Quote, verbatim, all material below, without pictures.

start Information shown

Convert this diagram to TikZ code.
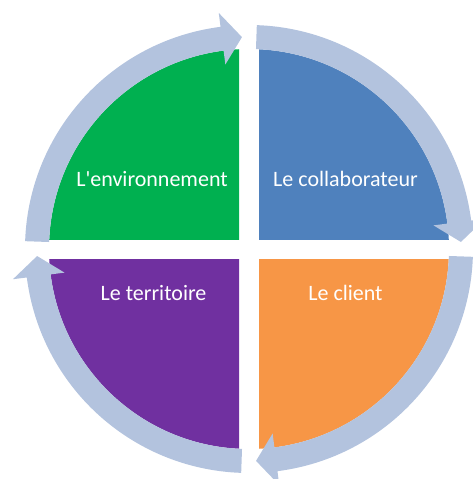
\documentclass[tikz,border=0pt]{standalone}
\usepackage{fontspec}
\newfontfamily\lblfont{Carlito}
\definecolor{qgreen}{RGB}{0,176,80}
\definecolor{qblue}{RGB}{79,129,189}
\definecolor{qorange}{RGB}{247,150,70}
\definecolor{qpurple}{RGB}{112,48,160}
\definecolor{ringc}{RGB}{179,195,222}
\tikzset{
  lbl/.style={text=white, font=\lblfont\fontsize{22}{26}\selectfont, anchor=base, inner sep=0pt},
  ringarrow/.style={fill=ringc, draw=none}
}
\begin{document}
\begin{tikzpicture}[x=1pt,y=1pt]
\useasboundingbox (-249,-230) rectangle (224,249);
% quadrants
\begin{scope}
  \clip (-300,10) rectangle (-10,300);
  \fill[qgreen] (0,0) circle (200pt);
\end{scope}
\begin{scope}
  \clip (10,10) rectangle (300,300);
  \fill[qblue] (0,0) circle (200pt);
\end{scope}
\begin{scope}
  \clip (10,-10) rectangle (300,-300);
  \fill[qorange] (0,0) circle (200pt);
\end{scope}
\begin{scope}
  \clip (-300,-10) rectangle (-10,-300);
  \fill[qpurple] (0,0) circle (200pt);
\end{scope}
% circular arrows
\foreach \r in {0,-90,-180,-270}{
  \fill[ringarrow, rotate=\r]
    (178:224pt) arc[start angle=178, end angle=97.3, radius=224pt]
    -- (97.3:238pt) -- (91.9:212pt) -- (97.3:186pt) -- (97.3:200pt)
    arc[start angle=97.3, end angle=178, radius=200pt] -- cycle;
}
% labels
\node[lbl] (env) at (-97,63) {L'environnement};
\node[lbl] (col) at (96.5,63) {Le collaborateur};
\node[lbl] (ter) at (-95.5,-51) {Le territoire};
\node[lbl] (cli) at (96.5,-51) {Le client};
\end{tikzpicture}
\end{document}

end Information shown

:: Task answer ::
Convert this diagram to TikZ code.
\documentclass[tikz,border=0pt]{standalone}
\usepackage{fontspec}
\newfontfamily\lblfont{Carlito}
\definecolor{qgreen}{RGB}{0,176,80}
\definecolor{qblue}{RGB}{79,129,189}
\definecolor{qorange}{RGB}{247,150,70}
\definecolor{qpurple}{RGB}{112,48,160}
\definecolor{ringc}{RGB}{179,195,222}
\tikzset{
  lbl/.style={text=white, font=\lblfont\fontsize{22}{26}\selectfont, anchor=base, inner sep=0pt},
  ringarrow/.style={fill=ringc, draw=none}
}
\begin{document}
\begin{tikzpicture}[x=1pt,y=1pt]
\useasboundingbox (-249,-230) rectangle (224,249);
% quadrants
\begin{scope}
  \clip (-300,10) rectangle (-10,300);
  \fill[qgreen] (0,0) circle (200pt);
\end{scope}
\begin{scope}
  \clip (10,10) rectangle (300,300);
  \fill[qblue] (0,0) circle (200pt);
\end{scope}
\begin{scope}
  \clip (10,-10) rectangle (300,-300);
  \fill[qorange] (0,0) circle (200pt);
\end{scope}
\begin{scope}
  \clip (-300,-10) rectangle (-10,-300);
  \fill[qpurple] (0,0) circle (200pt);
\end{scope}
% circular arrows
\foreach \r in {0,-90,-180,-270}{
  \fill[ringarrow, rotate=\r]
    (178:224pt) arc[start angle=178, end angle=97.3, radius=224pt]
    -- (97.3:238pt) -- (91.9:212pt) -- (97.3:186pt) -- (97.3:200pt)
    arc[start angle=97.3, end angle=178, radius=200pt] -- cycle;
}
% labels
\node[lbl] (env) at (-97,63) {L'environnement};
\node[lbl] (col) at (96.5,63) {Le collaborateur};
\node[lbl] (ter) at (-95.5,-51) {Le territoire};
\node[lbl] (cli) at (96.5,-51) {Le client};
\end{tikzpicture}
\end{document}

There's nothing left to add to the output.